日大アメリカンフットボール部の選手による悪質な反則問題で、日大教職員組合は11日、文部科学省で会見を開き、5月31日に田中英寿理事長(71)宛てに提出した理事長など上層部の一新を求めた「要求書」の署名者数が9日までに752人分集まったと発表した。会見後には集まった署名を同大人事部に提出した。執行委員の吉原令子副委員は「アメフト部だけでなく日大全体の構造の問題。授業で学生たちから頑張ってと言われ涙が出た」と改革への手ごたえを語った。

 署名活動は要求書を出した当日から行い、日大、付属高の教員を対象に組合員がいる学部などで行った。専任教員だけの署名は650人で約38・6%に上った。また、学生、保護者、他大学の教員などからも「署名したい」との声が上がっており、今後は第2弾として教員以外からも署名を募る予定で「反田中」の動きが、広がりを見せていることを強調した。

 同組合は、大学のオープンキャンパス来場者が前年比6割減の学部もあるなど影響が出ていると明かし、後藤範章委員は「大学のトップを切るということにこれだけ賛同してくれている。

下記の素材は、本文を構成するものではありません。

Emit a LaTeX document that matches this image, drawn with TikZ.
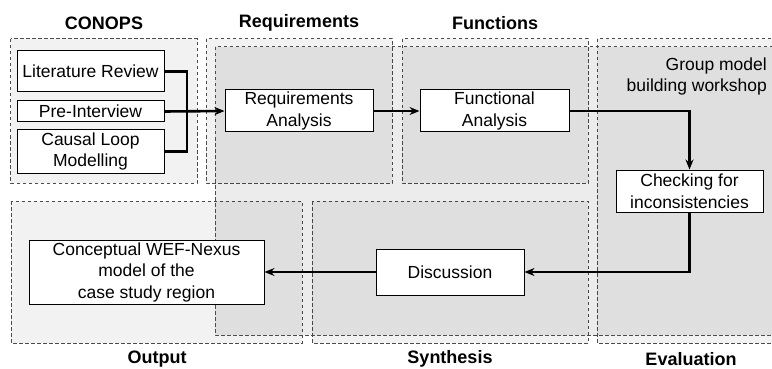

これは政治的な側面を考えても重い」と話した。

 一方で「報復人事の恐れがあり怖い」との声もあり、署名の公開、非公開の意思確認をしたが、組合員がいないなどで賛同を得られなかった学部もあった。実際、都内の高校から東北の高校へと転勤させられた前例もあるとし、慎重な姿勢もみせた。後藤氏は「田中理事長は会見し、説明する必要がある。その上で責任を取るべき」と述べた。